Art Market

A Texan collector donated 106 artworks to Paris’s Musée d’Orsay.

Wallace Ludel
Jul 12, 2019 3:55PM, via The Local

Marlene and Spencer Hays at the Musée d’Orsay in 2013. Photo by Antoine Antoniol/Getty Images.

Marlene and Spencer Hays were a Texas-based collecting couple who, in 2016, pledged that their entire collection of roughly 600 works would be bequeathed to Paris’s Musée d’Orsay after their deaths, making it the largest foreign collection donated to France since World War II. Spencer Hays passed away in 2017 and Marlene, who is now 82, has announced that she is making an immediate donation of 106 works to the Parisian museum.

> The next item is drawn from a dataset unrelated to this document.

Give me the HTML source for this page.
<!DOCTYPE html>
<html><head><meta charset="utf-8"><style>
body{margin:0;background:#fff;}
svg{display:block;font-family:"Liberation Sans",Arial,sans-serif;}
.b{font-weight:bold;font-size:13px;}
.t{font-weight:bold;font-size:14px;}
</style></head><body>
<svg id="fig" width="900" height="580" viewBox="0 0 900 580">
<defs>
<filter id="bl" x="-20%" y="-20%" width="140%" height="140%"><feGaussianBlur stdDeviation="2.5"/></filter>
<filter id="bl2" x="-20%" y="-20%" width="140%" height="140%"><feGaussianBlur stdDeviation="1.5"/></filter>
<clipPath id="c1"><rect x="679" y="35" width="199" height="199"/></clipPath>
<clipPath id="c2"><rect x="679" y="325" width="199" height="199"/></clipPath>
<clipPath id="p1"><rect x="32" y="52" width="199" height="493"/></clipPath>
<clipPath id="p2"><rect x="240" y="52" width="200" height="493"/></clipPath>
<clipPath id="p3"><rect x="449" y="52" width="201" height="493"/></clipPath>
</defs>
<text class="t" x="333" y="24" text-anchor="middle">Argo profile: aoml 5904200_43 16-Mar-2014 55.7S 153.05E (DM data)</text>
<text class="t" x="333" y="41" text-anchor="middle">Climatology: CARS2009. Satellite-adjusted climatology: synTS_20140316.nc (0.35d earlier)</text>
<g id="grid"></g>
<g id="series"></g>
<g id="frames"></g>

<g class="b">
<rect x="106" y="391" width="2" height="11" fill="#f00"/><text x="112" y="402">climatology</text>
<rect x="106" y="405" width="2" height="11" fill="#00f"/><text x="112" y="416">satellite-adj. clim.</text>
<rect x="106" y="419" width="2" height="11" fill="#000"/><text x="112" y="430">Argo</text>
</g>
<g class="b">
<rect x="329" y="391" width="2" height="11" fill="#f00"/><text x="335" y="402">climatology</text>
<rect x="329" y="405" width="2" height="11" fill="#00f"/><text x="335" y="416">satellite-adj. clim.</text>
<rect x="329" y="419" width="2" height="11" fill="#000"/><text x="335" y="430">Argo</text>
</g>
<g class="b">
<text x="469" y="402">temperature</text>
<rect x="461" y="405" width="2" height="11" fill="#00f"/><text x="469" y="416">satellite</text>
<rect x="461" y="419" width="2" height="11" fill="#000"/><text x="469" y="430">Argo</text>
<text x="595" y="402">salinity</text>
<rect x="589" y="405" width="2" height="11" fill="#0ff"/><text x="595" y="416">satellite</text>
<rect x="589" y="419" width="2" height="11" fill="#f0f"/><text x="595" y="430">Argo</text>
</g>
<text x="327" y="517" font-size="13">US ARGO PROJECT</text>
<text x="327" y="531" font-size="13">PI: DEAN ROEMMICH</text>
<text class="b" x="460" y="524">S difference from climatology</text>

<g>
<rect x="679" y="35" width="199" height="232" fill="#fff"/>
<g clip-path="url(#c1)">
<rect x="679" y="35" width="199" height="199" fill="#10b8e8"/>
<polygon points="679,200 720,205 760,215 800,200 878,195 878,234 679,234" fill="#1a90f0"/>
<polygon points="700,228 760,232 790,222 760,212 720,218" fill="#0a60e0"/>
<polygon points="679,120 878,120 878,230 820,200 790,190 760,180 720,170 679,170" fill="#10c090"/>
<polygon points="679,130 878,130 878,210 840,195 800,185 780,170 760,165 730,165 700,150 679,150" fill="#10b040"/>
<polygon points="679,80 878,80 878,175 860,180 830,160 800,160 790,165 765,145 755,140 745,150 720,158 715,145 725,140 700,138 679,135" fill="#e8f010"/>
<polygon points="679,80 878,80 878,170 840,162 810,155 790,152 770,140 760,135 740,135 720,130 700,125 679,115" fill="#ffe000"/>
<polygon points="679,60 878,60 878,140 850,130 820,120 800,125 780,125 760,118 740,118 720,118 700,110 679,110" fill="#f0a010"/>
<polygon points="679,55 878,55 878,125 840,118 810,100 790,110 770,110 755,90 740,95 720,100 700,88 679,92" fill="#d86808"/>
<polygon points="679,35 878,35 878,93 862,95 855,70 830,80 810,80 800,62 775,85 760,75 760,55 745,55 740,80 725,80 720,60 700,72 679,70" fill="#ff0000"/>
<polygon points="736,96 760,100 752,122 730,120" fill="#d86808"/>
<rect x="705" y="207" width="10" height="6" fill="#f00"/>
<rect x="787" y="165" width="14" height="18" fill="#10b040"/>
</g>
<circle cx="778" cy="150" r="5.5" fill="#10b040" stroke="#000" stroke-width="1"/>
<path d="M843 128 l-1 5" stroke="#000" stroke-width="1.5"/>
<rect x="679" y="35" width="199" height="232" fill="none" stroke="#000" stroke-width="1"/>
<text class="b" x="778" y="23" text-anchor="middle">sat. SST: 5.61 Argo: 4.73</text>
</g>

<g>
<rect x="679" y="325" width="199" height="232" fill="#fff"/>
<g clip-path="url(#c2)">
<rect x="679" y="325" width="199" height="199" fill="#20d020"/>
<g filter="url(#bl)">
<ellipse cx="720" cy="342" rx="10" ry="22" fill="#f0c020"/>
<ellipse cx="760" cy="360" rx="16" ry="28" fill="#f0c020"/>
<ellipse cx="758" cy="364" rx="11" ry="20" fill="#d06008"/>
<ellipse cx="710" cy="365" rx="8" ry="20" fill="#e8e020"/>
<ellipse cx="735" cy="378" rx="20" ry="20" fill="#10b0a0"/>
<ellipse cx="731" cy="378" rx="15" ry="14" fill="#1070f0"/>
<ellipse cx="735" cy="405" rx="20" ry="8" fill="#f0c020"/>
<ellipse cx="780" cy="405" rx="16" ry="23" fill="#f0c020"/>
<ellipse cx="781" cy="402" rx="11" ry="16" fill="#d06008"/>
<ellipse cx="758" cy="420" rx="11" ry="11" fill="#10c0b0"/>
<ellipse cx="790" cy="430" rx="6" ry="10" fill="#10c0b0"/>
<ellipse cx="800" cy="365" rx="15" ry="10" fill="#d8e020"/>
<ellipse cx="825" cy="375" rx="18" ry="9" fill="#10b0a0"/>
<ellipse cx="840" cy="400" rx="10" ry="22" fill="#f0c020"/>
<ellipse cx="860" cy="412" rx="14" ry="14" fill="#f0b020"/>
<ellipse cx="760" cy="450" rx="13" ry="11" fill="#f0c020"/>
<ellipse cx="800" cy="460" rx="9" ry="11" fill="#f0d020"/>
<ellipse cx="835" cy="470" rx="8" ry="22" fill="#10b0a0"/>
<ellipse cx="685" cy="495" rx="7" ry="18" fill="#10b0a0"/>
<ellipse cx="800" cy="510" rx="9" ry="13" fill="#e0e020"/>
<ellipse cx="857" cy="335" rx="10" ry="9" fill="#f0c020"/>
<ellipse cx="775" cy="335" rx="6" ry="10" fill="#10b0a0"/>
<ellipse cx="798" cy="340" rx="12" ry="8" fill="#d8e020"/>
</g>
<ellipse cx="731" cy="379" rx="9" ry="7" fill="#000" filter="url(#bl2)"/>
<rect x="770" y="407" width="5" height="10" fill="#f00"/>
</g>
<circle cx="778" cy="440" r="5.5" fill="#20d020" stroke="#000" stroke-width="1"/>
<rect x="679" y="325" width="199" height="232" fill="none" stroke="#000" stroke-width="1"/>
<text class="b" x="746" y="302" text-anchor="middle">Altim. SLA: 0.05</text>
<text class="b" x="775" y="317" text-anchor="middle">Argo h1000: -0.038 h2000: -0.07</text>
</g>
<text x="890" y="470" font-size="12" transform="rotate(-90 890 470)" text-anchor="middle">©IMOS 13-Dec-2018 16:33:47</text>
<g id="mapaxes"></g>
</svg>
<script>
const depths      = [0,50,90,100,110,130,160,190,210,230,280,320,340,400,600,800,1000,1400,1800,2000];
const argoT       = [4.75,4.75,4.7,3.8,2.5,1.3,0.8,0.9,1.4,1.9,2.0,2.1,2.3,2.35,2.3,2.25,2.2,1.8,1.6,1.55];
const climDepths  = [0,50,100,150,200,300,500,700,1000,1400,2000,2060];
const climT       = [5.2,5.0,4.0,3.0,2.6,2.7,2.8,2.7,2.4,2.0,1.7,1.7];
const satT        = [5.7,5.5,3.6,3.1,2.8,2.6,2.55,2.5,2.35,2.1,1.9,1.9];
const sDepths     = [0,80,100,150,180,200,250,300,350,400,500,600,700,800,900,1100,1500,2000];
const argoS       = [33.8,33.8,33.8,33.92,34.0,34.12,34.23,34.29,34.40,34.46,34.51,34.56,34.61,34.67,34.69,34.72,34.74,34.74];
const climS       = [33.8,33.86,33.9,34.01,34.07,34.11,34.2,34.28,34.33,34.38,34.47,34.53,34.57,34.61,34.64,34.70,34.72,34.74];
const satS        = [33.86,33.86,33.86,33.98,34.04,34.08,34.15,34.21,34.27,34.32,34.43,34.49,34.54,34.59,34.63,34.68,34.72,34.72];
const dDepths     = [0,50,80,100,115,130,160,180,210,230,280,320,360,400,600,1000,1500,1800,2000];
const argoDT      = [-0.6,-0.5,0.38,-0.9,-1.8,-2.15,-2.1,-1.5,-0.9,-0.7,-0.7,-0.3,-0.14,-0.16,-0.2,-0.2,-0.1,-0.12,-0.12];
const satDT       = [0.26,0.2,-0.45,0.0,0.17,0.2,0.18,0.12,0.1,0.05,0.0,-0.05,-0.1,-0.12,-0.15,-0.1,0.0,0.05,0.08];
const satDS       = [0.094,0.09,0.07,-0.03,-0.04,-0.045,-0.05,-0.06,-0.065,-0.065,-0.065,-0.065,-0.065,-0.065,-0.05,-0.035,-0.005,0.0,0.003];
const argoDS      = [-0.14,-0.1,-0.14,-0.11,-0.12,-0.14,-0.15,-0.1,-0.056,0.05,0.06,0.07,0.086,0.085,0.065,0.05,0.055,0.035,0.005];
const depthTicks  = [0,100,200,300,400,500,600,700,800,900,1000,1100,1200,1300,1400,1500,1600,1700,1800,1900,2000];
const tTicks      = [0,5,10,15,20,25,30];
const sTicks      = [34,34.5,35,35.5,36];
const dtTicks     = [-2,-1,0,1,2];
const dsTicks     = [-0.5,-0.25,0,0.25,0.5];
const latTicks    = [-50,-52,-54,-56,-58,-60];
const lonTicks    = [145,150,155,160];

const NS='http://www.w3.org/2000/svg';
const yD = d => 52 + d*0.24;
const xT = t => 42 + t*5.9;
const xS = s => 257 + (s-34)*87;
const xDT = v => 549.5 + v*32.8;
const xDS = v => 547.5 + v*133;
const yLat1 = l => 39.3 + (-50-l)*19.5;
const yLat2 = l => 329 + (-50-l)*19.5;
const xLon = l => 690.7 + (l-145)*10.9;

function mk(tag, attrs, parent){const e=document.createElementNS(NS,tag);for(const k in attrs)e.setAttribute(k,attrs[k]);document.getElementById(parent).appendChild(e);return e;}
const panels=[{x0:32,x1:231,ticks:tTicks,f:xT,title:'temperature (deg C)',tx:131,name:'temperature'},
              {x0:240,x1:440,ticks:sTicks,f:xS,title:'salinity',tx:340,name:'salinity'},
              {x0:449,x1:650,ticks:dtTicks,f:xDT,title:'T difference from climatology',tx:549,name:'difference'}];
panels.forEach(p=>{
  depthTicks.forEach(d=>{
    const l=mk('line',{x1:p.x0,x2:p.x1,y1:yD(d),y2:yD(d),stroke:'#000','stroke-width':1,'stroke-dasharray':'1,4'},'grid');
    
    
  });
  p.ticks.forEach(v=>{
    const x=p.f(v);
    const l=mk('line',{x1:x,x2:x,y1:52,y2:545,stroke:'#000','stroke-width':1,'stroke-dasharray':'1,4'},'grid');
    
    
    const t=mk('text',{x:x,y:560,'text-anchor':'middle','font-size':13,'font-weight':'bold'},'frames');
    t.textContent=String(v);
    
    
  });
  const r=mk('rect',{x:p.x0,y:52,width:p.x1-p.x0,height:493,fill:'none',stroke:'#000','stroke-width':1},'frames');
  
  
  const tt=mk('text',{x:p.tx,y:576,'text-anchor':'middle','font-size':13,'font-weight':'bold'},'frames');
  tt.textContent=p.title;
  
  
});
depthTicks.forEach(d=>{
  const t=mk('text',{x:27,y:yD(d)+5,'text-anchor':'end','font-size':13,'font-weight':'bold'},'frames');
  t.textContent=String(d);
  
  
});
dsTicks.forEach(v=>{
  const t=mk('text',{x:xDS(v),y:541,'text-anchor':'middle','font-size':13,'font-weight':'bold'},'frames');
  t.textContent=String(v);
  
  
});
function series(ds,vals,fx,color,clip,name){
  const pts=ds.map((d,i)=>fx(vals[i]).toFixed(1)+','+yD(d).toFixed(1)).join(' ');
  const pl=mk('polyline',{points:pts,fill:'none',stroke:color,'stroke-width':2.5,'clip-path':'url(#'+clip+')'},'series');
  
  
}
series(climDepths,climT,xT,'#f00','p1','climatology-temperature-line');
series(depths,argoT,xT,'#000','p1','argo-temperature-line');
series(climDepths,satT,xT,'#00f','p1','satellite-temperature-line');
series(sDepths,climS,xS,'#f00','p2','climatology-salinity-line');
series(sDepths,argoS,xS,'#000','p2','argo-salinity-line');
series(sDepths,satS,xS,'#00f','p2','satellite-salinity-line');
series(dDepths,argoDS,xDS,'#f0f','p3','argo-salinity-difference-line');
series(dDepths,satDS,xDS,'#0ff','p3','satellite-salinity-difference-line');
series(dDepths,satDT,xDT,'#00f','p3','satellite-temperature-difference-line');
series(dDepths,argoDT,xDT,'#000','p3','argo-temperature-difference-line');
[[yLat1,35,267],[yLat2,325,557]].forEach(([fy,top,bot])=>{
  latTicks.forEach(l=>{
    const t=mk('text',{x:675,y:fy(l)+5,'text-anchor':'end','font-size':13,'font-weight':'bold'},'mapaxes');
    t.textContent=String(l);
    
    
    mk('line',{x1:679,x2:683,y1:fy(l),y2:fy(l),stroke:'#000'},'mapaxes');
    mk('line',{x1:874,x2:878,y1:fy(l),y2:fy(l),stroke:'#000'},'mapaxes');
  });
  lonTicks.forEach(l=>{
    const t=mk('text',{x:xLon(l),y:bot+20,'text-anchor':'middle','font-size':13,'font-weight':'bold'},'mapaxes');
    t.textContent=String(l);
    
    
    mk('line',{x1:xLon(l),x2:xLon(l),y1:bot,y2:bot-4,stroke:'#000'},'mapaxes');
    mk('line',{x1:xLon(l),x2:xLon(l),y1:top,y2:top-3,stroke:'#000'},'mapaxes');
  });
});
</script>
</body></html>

This suite of works being donated includes 40 paintings, 47 works on paper, and 19 sculptures. It is primarily made up of works by post-impressionist artists such as Pierre Bonnard, Camille Claudel, Henri Matisse, and Amedeo Modigliani.

The Hayses first traveled to Paris in 1971, and returned every year until Spencer’s death. In a 2016 interview with Franceinfo radio, Spencer said:

We both grew up in a small town. We didn’t have any money. Back then, the only thing I knew about Paris and France was the city called Paris, in Texas, 70 kilometers from where I lived.

In 2016, they were made commanders of the Legion d'Honneur by then-French president François Hollande for their donation. Presently, much of their collection is housed in a replica of the Hôtel de Noirmoutier, the former residence of the prefect of the Île-de-France region, that the couple built in Nashville, Tennessee.